Jest 2 concerns ASEAN’s edgy effort to agree on an Indo-Pacific ‘concept’, which is now arriving at the uneasy embrace of an Indo-Pacific ‘outlook’. ASEAN proclaims its centrality, yet the Indo-Pacific outlook shows it’s easier just to stand out and look.

The Shangri-La defence dialogue revealed the Indo-Pacific spectrum, ranging from those who still question the construct to those who now proclaim the strategy.

As I noted last week, ASEAN peers, picks and pokes at the Indo-Pacific because the US proclamation of the ‘free and open Indo-Pacific’ (FOIP) has electrified the idea. The IP (intellectual property) of the FOIP sparks and surges.

One of the few policy footnotes of the short leadership of acting US Defense Secretary Patrick Shanahan is that at the very moment he stood to speak at Shangri-La, the US released its Indo-Pacific strategy report.

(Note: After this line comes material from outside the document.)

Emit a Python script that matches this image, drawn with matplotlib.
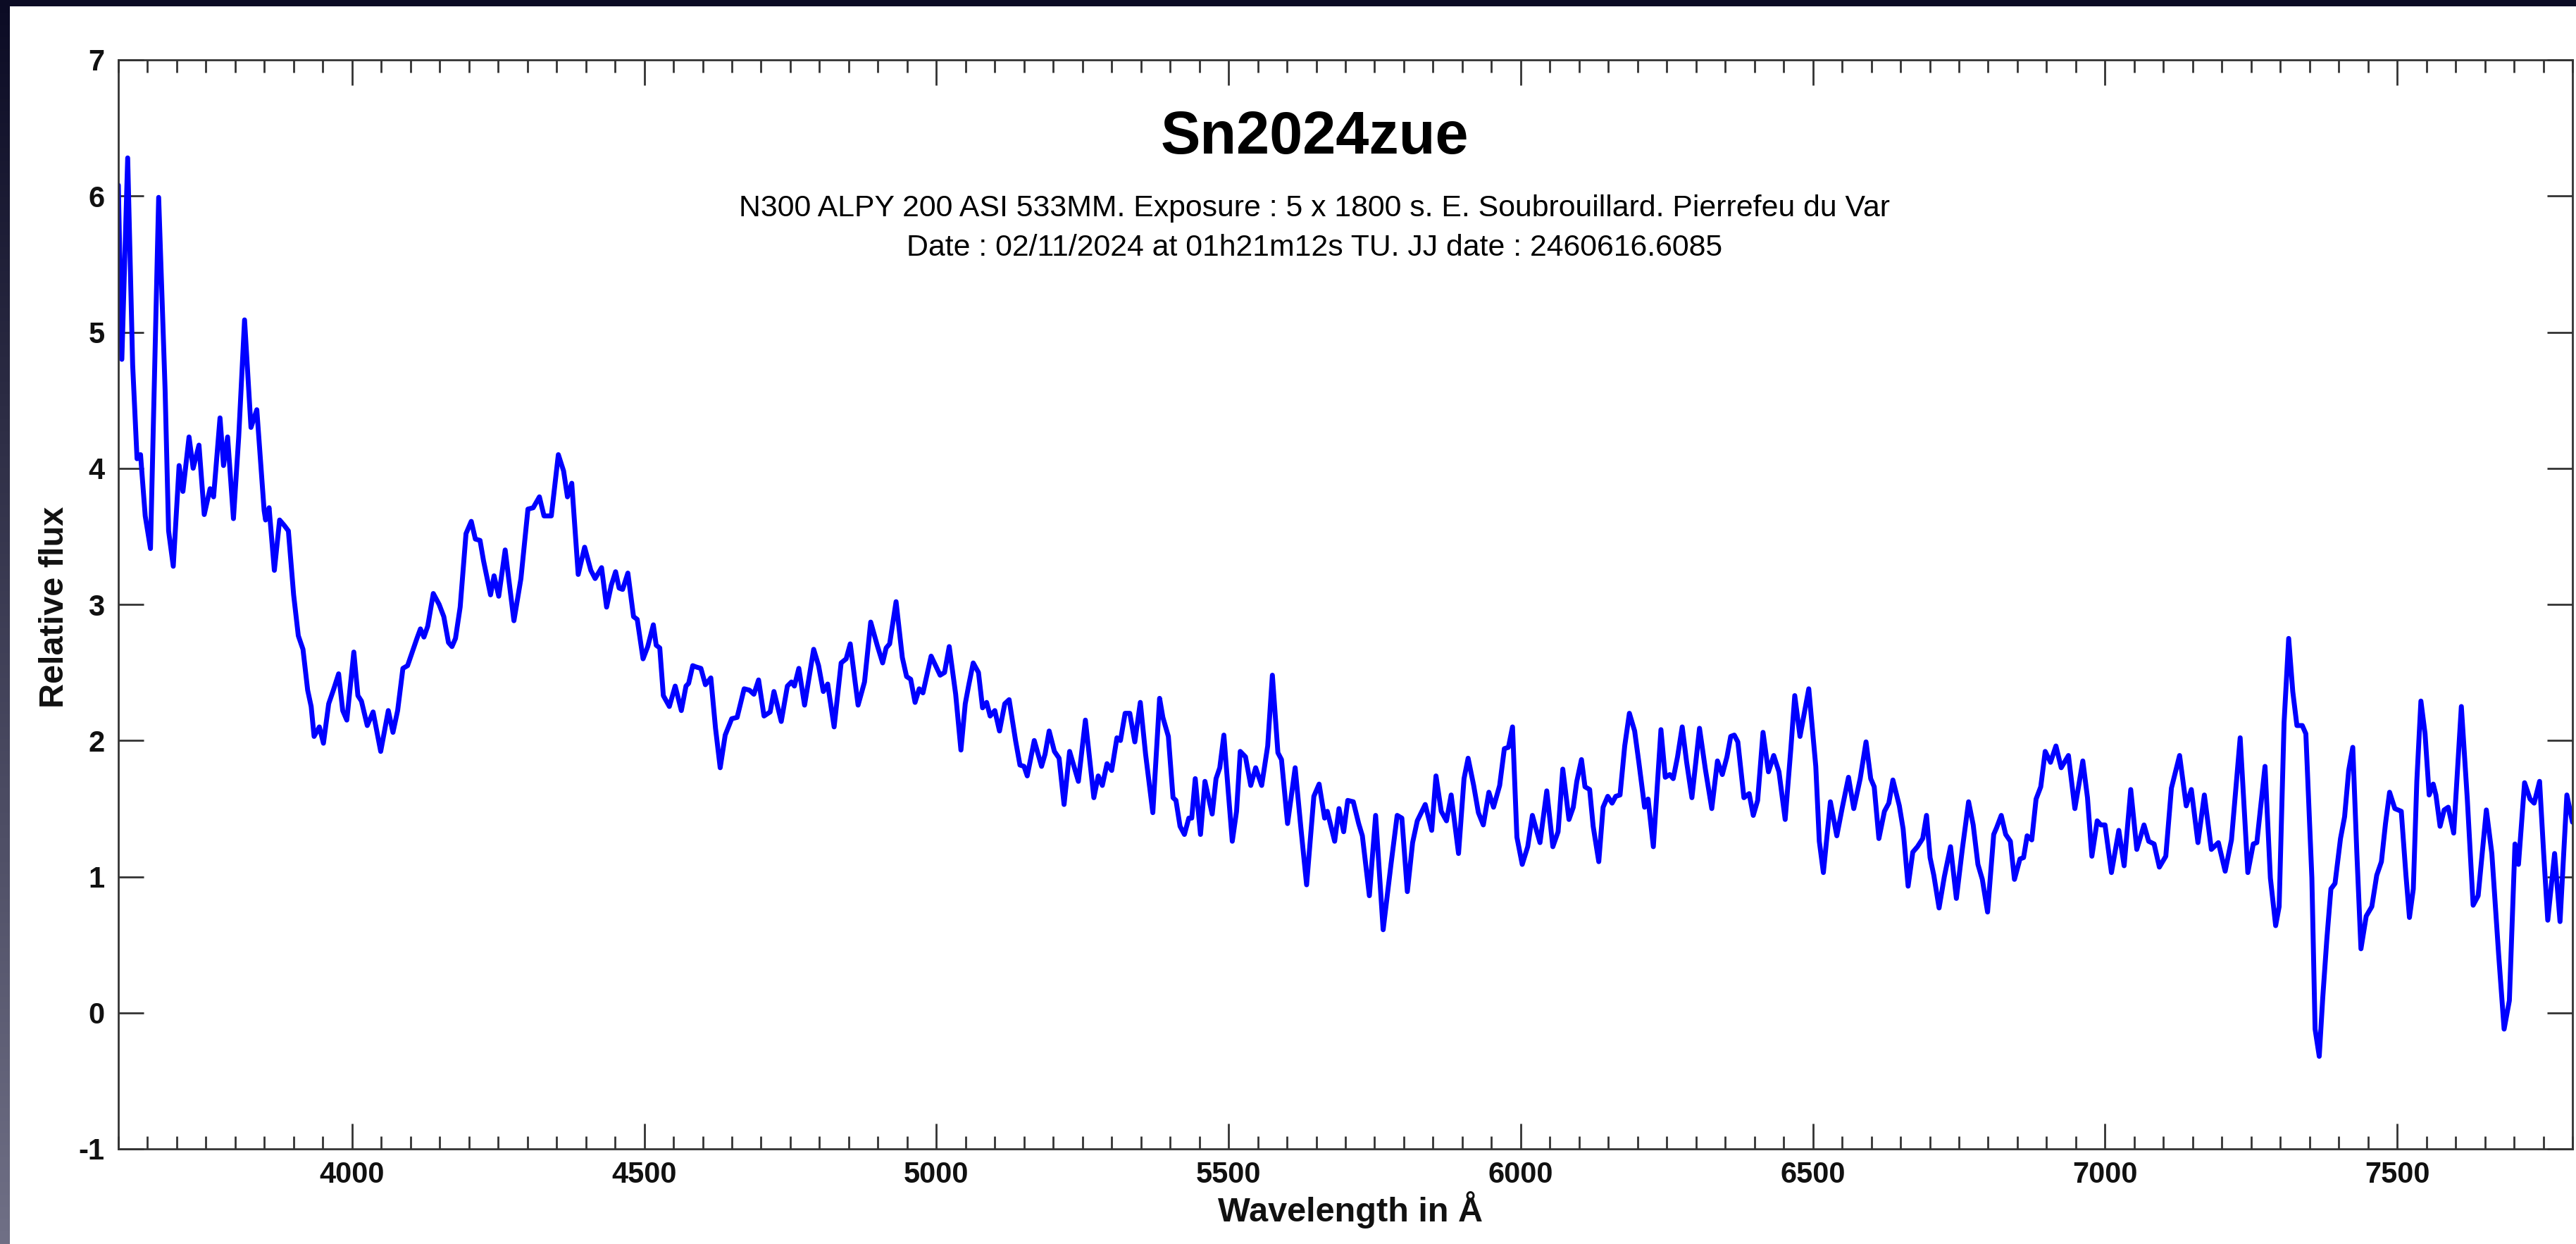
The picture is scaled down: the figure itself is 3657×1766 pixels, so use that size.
import numpy as np
import matplotlib
matplotlib.use("Agg")
import matplotlib.pyplot as plt
from matplotlib.ticker import MultipleLocator, FixedLocator

plt.rcParams['font.family'] = ['Liberation Sans', 'DejaVu Sans']

# ---------------- data ----------------
wavelength = [
    3600, 3606, 3616, 3624.5, 3632, 3638, 3646, 3655, 3669, 3680, 3686, 3694,
    3704, 3710.5, 3721, 3728, 3738, 3747, 3757, 3763, 3774, 3780, 3787, 3797,
    3806, 3816, 3827, 3837, 3849.5, 3852, 3858, 3867, 3876, 3884, 3891, 3900,
    3908, 3916, 3924, 3930, 3935, 3944, 3951, 3960, 3968, 3977, 3984, 3991,
    4003, 4010, 4016, 4026, 4036, 4049, 4062, 4070, 4078, 4087, 4095, 4103,
    4111, 4117, 4123, 4129.5, 4139, 4149, 4157, 4165, 4171, 4177, 4185, 4195,
    4204, 4211, 4219, 4225, 4237, 4243, 4251, 4262, 4277, 4289, 4301, 4310,
    4320.6, 4328.5, 4341, 4353, 4362, 4368.6, 4376, 4387, 4398, 4408.6, 4416,
    4427, 4435.6, 4443.6, 4451, 4457, 4463, 4472, 4481.7, 4488, 4498, 4506,
    4515.6, 4520.5, 4526.6, 4532.7, 4543, 4553, 4563.5, 4571.5, 4576, 4583,
    4589, 4597, 4604.7, 4614, 4622, 4630, 4638.6, 4649.7, 4659, 4671, 4680,
    4687.7, 4695.7, 4705, 4715.5, 4722, 4734.5, 4745, 4752, 4757, 4764.6,
    4774.4, 4790, 4798.4, 4806.5, 4814, 4825, 4837, 4845.6, 4852.6, 4866, 4877,
    4887.6, 4898.7, 4908, 4914, 4920, 4931, 4941.7, 4949, 4956, 4963.5, 4970.6,
    4977, 4991, 5006.4, 5014, 5022, 5033, 5042, 5049.4, 5055.5, 5063, 5072,
    5079, 5086, 5092, 5100, 5108, 5117, 5124.5, 5135.5, 5143, 5150, 5155.5,
    5167.5, 5180, 5186, 5193, 5202, 5210, 5218.5, 5228, 5243, 5255, 5269.5,
    5277, 5284, 5292, 5300, 5309, 5315, 5323, 5331, 5339.6, 5349, 5358, 5370.4,
    5382, 5387.6, 5397, 5405, 5410, 5417, 5424.5, 5432, 5437, 5443, 5452,
    5459.6, 5472, 5478.6, 5485, 5492, 5499.6, 5506.4, 5513.7, 5520, 5529, 5538,
    5546.4, 5556.7, 5567, 5575, 5584.5, 5590.6, 5601, 5614, 5624, 5633.6, 5646,
    5655, 5664.4, 5669, 5681.6, 5689, 5697, 5704, 5713.5, 5722.7, 5729, 5741,
    5751.7, 5764.6, 5778, 5788.6, 5796.6, 5806, 5815, 5823, 5836.6, 5847.7,
    5855, 5864, 5873, 5881, 5893.6, 5903, 5910, 5919.5, 5927.6, 5936, 5945.5,
    5953.5, 5964, 5972, 5979, 5986, 5993.5, 6002.6, 6012, 6020, 6027, 6033,
    6044.6, 6055, 6064, 6072, 6082.6, 6090, 6096, 6104, 6110, 6118, 6124,
    6133.6, 6141, 6149, 6156.4, 6162.6, 6170, 6178, 6186, 6195, 6202.5, 6212,
    6218, 6227, 6240, 6247.4, 6255, 6261, 6268.4, 6276.4, 6284, 6293, 6306,
    6316, 6327, 6336.7, 6345, 6353, 6359.4, 6365.5, 6371.6, 6382, 6391, 6398,
    6405.5, 6414.7, 6424, 6433, 6442, 6452.6, 6462.5, 6469, 6478, 6493, 6505,
    6511, 6518, 6530, 6541, 6550, 6561, 6570, 6581, 6591, 6599, 6605, 6613,
    6622.5, 6630, 6637, 6648, 6654.5, 6663, 6671, 6679, 6688, 6694.5, 6700.6,
    6707, 6716, 6725, 6735.6, 6745.6, 6756, 6766.5, 6774.4, 6782.5, 6790, 6799,
    6809.5, 6814.5, 6822.4, 6830, 6838, 6845, 6854.4, 6860.6, 6866.7, 6874.6,
    6882, 6890, 6897.6, 6906.7, 6916, 6925, 6937.4, 6948.4, 6962, 6970, 6977.5,
    6986.6, 6992.8, 7000, 7011, 7023.6, 7032.7, 7044, 7054.4, 7066.7, 7074.7,
    7084, 7093, 7104, 7113.6, 7127.6, 7139, 7147.7, 7159, 7170, 7182, 7194,
    7205.6, 7216.4, 7231.3, 7244.4, 7253.7, 7259.8, 7273.8, 7283, 7292, 7298,
    7306.4, 7314.3, 7321.3, 7328.4, 7337.6, 7343.7, 7354, 7359.5, 7366.6,
    7372.6, 7379.6, 7386.6, 7393.6, 7403, 7410, 7417, 7424, 7431, 7438, 7447,
    7456.6, 7465, 7473, 7480, 7487, 7496, 7507, 7515, 7521, 7527.6, 7533.6,
    7540.6, 7547.7, 7554.7, 7561.7, 7566.3, 7573.4, 7580.4, 7587.4, 7596.7,
    7609.8, 7620, 7630, 7638.6, 7652.6, 7662, 7673.6, 7683, 7692, 7701.6,
    7707.6, 7718, 7727.4, 7734.4, 7743.7, 7750.7, 7757.7, 7769.4, 7778.7,
    7790.4, 7800,
]

flux = [
    6.08, 4.80, 6.28, 4.76, 4.07, 4.10, 3.65, 3.41, 5.99, 4.58, 3.54, 3.28,
    4.02, 3.83, 4.23, 4.00, 4.17, 3.66, 3.85, 3.79, 4.37, 4.02, 4.23, 3.63,
    4.23, 5.09, 4.30, 4.43, 3.69, 3.62, 3.71, 3.25, 3.62, 3.58, 3.54, 3.07,
    2.77, 2.67, 2.37, 2.25, 2.03, 2.10, 1.98, 2.27, 2.37, 2.49, 2.22, 2.15,
    2.65, 2.33, 2.29, 2.11, 2.21, 1.92, 2.22, 2.06, 2.22, 2.53, 2.55, 2.65,
    2.75, 2.82, 2.76, 2.84, 3.08, 3.00, 2.91, 2.72, 2.69, 2.75, 2.98, 3.52,
    3.61, 3.48, 3.47, 3.32, 3.07, 3.21, 3.06, 3.40, 2.88, 3.19, 3.70, 3.71,
    3.79, 3.65, 3.65, 4.10, 3.98, 3.79, 3.89, 3.22, 3.42, 3.25, 3.19,
    3.27, 2.98, 3.14, 3.24, 3.12, 3.11, 3.23, 2.91, 2.89, 2.60, 2.69,
    2.85, 2.70, 2.68, 2.33, 2.25, 2.40, 2.22, 2.40, 2.42, 2.55,
    2.54, 2.53, 2.41, 2.46, 2.09, 1.80, 2.04, 2.16, 2.17, 2.38, 2.37,
    2.34, 2.445, 2.18, 2.21, 2.36, 2.14, 2.40, 2.43, 2.40, 2.53,
    2.26, 2.67, 2.55, 2.36, 2.415, 2.10, 2.57, 2.60, 2.71, 2.26, 2.43,
    2.87, 2.70, 2.57, 2.68, 2.71, 3.02, 2.61, 2.47, 2.45, 2.28, 2.38,
    2.35, 2.62, 2.48, 2.50, 2.69, 2.34, 1.93, 2.27, 2.41, 2.57, 2.50,
    2.24, 2.28, 2.18, 2.22, 2.07, 2.27, 2.30, 2.00, 1.82, 1.81, 1.74,
    2.00, 1.81, 1.90, 2.07, 1.92, 1.87, 1.53, 1.92, 1.70, 2.15, 1.58,
    1.74, 1.67, 1.83, 1.78, 2.02, 2.00, 2.20, 2.20, 1.99, 2.28, 1.90, 1.47,
    2.31, 2.17, 2.03, 1.58, 1.56, 1.37, 1.31, 1.43, 1.43, 1.72, 1.31,
    1.70, 1.46, 1.72, 1.80, 2.04, 1.62, 1.26, 1.48, 1.92, 1.88, 1.67,
    1.80, 1.67, 1.96, 2.48, 1.91, 1.86, 1.39, 1.80, 1.35, 0.94, 1.59,
    1.68, 1.43, 1.48, 1.26, 1.50, 1.33, 1.56, 1.55, 1.39, 1.30, 0.86,
    1.45, 0.61, 1.09, 1.45, 1.43, 0.89, 1.25, 1.41, 1.53, 1.34,
    1.74, 1.48, 1.41, 1.60, 1.17, 1.72, 1.87, 1.67, 1.47, 1.38, 1.62,
    1.51, 1.67, 1.94, 1.95, 2.10, 1.29, 1.09, 1.22, 1.45, 1.34, 1.25,
    1.63, 1.22, 1.33, 1.79, 1.42, 1.51, 1.70, 1.86, 1.66, 1.64, 1.37,
    1.11, 1.51, 1.59, 1.54, 1.59, 1.60, 1.96, 2.20, 2.07, 1.83, 1.51,
    1.57, 1.22, 2.08, 1.73, 1.75, 1.72, 1.88, 2.10, 1.84, 1.58, 2.09,
    1.79, 1.50, 1.85, 1.75, 1.88, 2.03, 2.04, 1.99, 1.58, 1.61, 1.45,
    1.56, 2.06, 1.77, 1.89, 1.77, 1.42, 1.95, 2.33, 2.03, 2.38, 1.81,
    1.26, 1.03, 1.55, 1.30, 1.50, 1.73, 1.50, 1.72, 1.99, 1.72, 1.66, 1.28,
    1.48, 1.54, 1.71, 1.52, 1.35, 0.93, 1.18, 1.22, 1.28, 1.45, 1.14,
    1.01, 0.77, 1.00, 1.22, 0.84, 1.21, 1.55, 1.38, 1.09, 0.98, 0.74,
    1.31, 1.36, 1.45, 1.31, 1.26, 0.98, 1.13, 1.14, 1.30, 1.27,
    1.57, 1.66, 1.92, 1.84, 1.96, 1.80, 1.89, 1.50, 1.85, 1.58, 1.15,
    1.41, 1.38, 1.38, 1.03, 1.34, 1.08, 1.64, 1.20, 1.38, 1.26,
    1.24, 1.07, 1.15, 1.65, 1.89, 1.52, 1.64, 1.25, 1.60, 1.20, 1.25,
    1.04, 1.27, 2.02, 1.03, 1.24, 1.25, 1.81, 0.99, 0.64, 0.78,
    2.13, 2.75, 2.36, 2.11, 2.11, 2.05, 0.99, -0.12, -0.32,
    0.11, 0.54, 0.91, 0.95, 1.28, 1.44, 1.78, 1.95, 1.17, 0.47, 0.71,
    0.78, 1.01, 1.11, 1.39, 1.62, 1.50, 1.48, 1.01, 0.70, 0.91, 1.70,
    2.29, 2.05, 1.60, 1.68, 1.60, 1.37, 1.49, 1.51, 1.32,
    2.25, 1.57, 0.79, 0.86, 1.49, 1.17, 0.43, -0.12, 0.09, 1.24,
    1.09, 1.69, 1.57, 1.54, 1.70, 1.17, 0.68, 1.17, 0.67,
    1.60, 1.40,
]

x_major_ticks = [4000, 4500, 5000, 5500, 6000, 6500, 7000, 7500]
y_ticks = [-1, 0, 1, 2, 3, 4, 5, 6, 7]

title = "Sn2024zue"
subtitle_1 = "N300 ALPY 200 ASI 533MM. Exposure : 5 x 1800 s. E. Soubrouillard. Pierrefeu du Var"
subtitle_2 = "Date : 02/11/2024 at 01h21m12s TU. JJ date : 2460616.6085"
x_label = "Wavelength in Å"
y_label = "Relative flux"

# ---------------- figure ----------------
W, H = 3657, 1766
fig = plt.figure(figsize=(W / 100, H / 100), dpi=100, facecolor="white")

# dark screenshot frame (top band and left gradient strip)
strip_w = 14
top_h = 9
grad = np.linspace(0, 1, H)[:, None]
top_c = np.array([11, 11, 36]) / 255.0
bot_c = np.array([112, 112, 134]) / 255.0
left = (top_c[None, None, :] * (1 - grad[..., None]) + bot_c[None, None, :] * grad[..., None])
left = np.repeat(left, strip_w, axis=1)
fig.figimage(left, xo=0, yo=0, origin="upper", zorder=5)
top = np.ones((top_h, W, 3)) * top_c[None, None, :]
fig.figimage(top, xo=0, yo=H - top_h, origin="upper", zorder=6)

ax_l, ax_r, ax_t, ax_b = 168, 3652, 85, 1631
ax = fig.add_axes([ax_l / W, 1 - ax_b / H, (ax_r - ax_l) / W, (ax_b - ax_t) / H])
ax.plot(wavelength, flux, color="#0000ff", lw=5.0, solid_joinstyle="round",
        solid_capstyle="round")
ax.set_xlim(3600, 7800)
ax.set_ylim(-1, 7)

ax.xaxis.set_major_locator(FixedLocator(x_major_ticks))
ax.xaxis.set_minor_locator(MultipleLocator(50))
ax.yaxis.set_major_locator(FixedLocator(y_ticks))
ax.set_xticklabels([str(v) for v in x_major_ticks])
ax.set_yticklabels([str(v) for v in y_ticks])

spine_c = "#333333"
for s in ax.spines.values():
    s.set_color(spine_c)
    s.set_linewidth(2.0)
ax.tick_params(axis="both", which="major", direction="in", length=26, width=2.0,
               color=spine_c, top=True, right=True, labelsize=30, labelcolor="#111111")
ax.tick_params(axis="x", which="minor", direction="in", length=13, width=2.0,
               color=spine_c, top=True, bottom=True)
ax.tick_params(axis="x", which="major", pad=12)
ax.tick_params(axis="y", which="major", pad=14)
for lab in ax.get_xticklabels() + ax.get_yticklabels():
    lab.set_fontweight("bold")

fig.text(77 / W, 1 - 862 / H, y_label, rotation=90, ha="center", va="center",
         fontsize=35, fontweight="bold", color="#111111")
fig.text(1917 / W, 1 - 1717 / H, x_label, ha="center", va="center",
         fontsize=35, fontweight="bold", color="#111111")

cx = 1866 / W
fig.text(cx, 1 - 218 / H, title, ha="center", va="baseline", fontsize=61,
         fontweight="bold", color="black")
fig.text(cx, 1 - 307 / H, subtitle_1, ha="center", va="baseline", fontsize=30.8,
         color="black")
fig.text(cx, 1 - 363 / H, subtitle_2, ha="center", va="baseline", fontsize=30.8,
         color="black")

fig.savefig("out.png", dpi=100, facecolor="white")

Shanahan may be gone, but the FOIP is up and running. See Peter Jennings’ discussion of the strategy report.

The most high-profile questioning of the Indo-Pacific idea at Shangri-La was in Singaporean Prime Minister Lee Hsien Loong’s keynote speech, worrying about efforts to ‘create rival blocs, deepen fault lines or force countries to take sides’.

The most detailed questioning was in the annual Asia–Pacific regional security assessment, published by the International Institute for Strategic Studies (IISS).

It’s called the Asia–Pacific assessment, but four of the 12 chapters have the term Indo-Pacific in their titles. When I asked about Indo-Pacific versus Asia–Pacific tensions, Dr Tim Huxley, executive director of IISS–Asia and one of the document’s editors, replied that Indo-Pacific is ‘not a neutral term’ and is ‘value-laden and politically charged’. That was a view discussed in the first chapter of the assessment: ‘The United States’ Indo-Pacific Strategy and the Quadrilateral Security Dialogue’.

The chapter calls the FOIP a work in progress that reflects US President Donald Trump’s ‘erratic and idiosyncratic style of diplomacy’. The IISS judges that the FOIP strategy ‘aims at recalibrating trade and investment relationships; competing with and in some areas confronting China; and reassuring like-minded states as best Washington can, given the circumstances’.

The FOIP is described as an amalgam, based on a compromise between Trump’s ‘America first’ agenda and long-established policies favoured by the Washington bureaucracy.

The IISS suggests that among the Quad countries (the US, Australia, Japan and India), Australia’s response to the FOIP ‘was arguably the most muted’, even though Australia has been using Indo-Pacific language since the 2013 defence white paper.

Australia views the Indo-Pacific as a unified strategic space where it seeks a regional rules-based order. A US–China trade war and a shift to US transactional bilateralism ‘may affect both Australia’s economy and that order’.

The IISS describes a series of challenges facing the evolution of the FOIP:

  • Trump’s ‘capricious and unpredictable method of conducting diplomacy’
  • clear tension between the administration’s proponents of ‘America first’ and the traditional preferences of the US national security bureaucracy
  • China’s response.

In the chapter’s penultimate paragraph, the IISS judges:

The FOIP has put all off-balance, and all stakeholders are hedging as a result, including China. While many in Canberra, New Delhi, Seoul, Tokyo and beyond welcome a more competitive US approach to China, doubts in the region about Washington’s resolve and about the relative erosion of US economic and military power persist. The spectre of a US–China grand bargain, inimical to the interests of others, also lingers, partly because Trump has repeatedly said he hopes the two powers might agree on one. As a result, US allies and partners are exploring ways of collaborating to protect their interests and defend all or some of the rules-based order.

The institute points to how Trump frequently questions alliances and is always looking for a deal. The destination the Indo-Pacific could be heading for, the IISS concludes, is ‘a fundamental reshaping of the region security order, with China playing a more dominant role’.